American minister and politician (born 1957)

Melvin Everson (born September 24, 1957) is an American minister and politician from Georgia. Everson is a former Republican member of the Georgia House of Representatives from the 106th District, serving until 2011.

== Early life ==
Everson was born in Abbeville, Georgia, on September 24, 1957. Everson's father was Northern Everson. Everson's mother was Willa B. Everson. Everson is seventh out of 10 children. As a child, Everson picked cottons and turnips. In 1975, Everson graduated from Wilcox County High School in Rochelle, Georgia.

== Education ==
In 1983, Everson earned a Bachelor of Science degree in Criminology from Albany State University. Everson graduated from the John E Reid School of Interrogation & Investigation in Chicago, Illinois, and the Coverdale Leadership Institute.

== Career ==
In 1976, Everson served in the United States Army and United States Army Reserves, until 1999.

On 2001, Everson served as a councilman of Snellville, Georgia.

In 2005, Everson became a probation officer at Professional Probation Services, until 2006.

Everson served as an associate pastor at Salem Missionary Baptist Church in Lilburn, Georgia.

On August 30, 2005, a special election was held when Phyllis Miller resigned to become a judge in a juvenile court. Everson received 41.86% of the votes while Warren Auld received 31.27% of the votes in a three-person race. On September 27, 2005, Everson won the special election and became a Republican member of Georgia House of Representatives for District 106. Everson defeated Warren Auld with 50.51% of the votes. On November 7, 2006, as an incumbent, Everson won the election and continued serving District 106. Everson defeated Tony Lentini with 66.81% of the votes. On November 4, 2008, as an incumbent, Everson won the election and continued serving District 106. Everson defeated Tony Lentini with 58.00% of the votes.

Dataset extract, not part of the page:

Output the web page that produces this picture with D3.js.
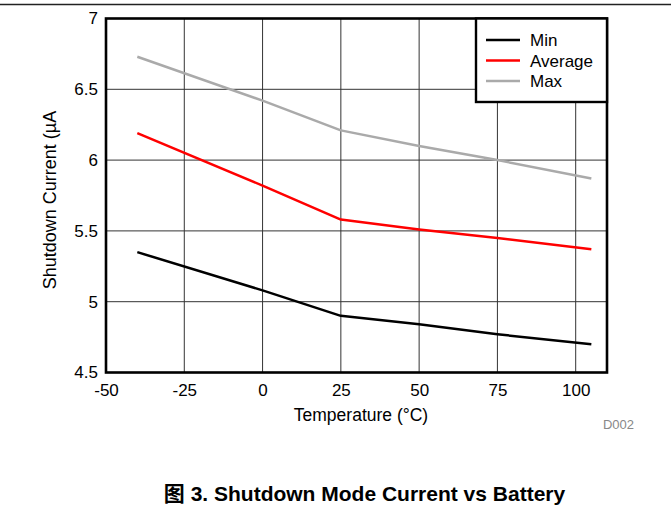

Everson was the Executive director of Georgia Workforce Development. In September 2011, Everson was appointed by Governor Nathan Deal as the Executive Director and Administrator of Georgia Commission on Equal Opportunity.

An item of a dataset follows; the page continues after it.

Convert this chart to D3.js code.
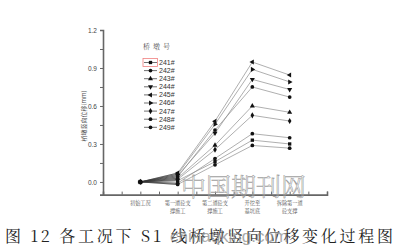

In October 2014, Everson served ministry at Cross Pointe Church in Duluth, Georgia.

Everson was the Director of Business and Industry Training at Gwinnett Technical College. In 2019, Everson became the Vice President of Economic Development at Gwinnett Technical College.

== Personal life ==
Everson's wife is Geraldine Everson. They have one child. Everson and his family live in Snellville, Georgia.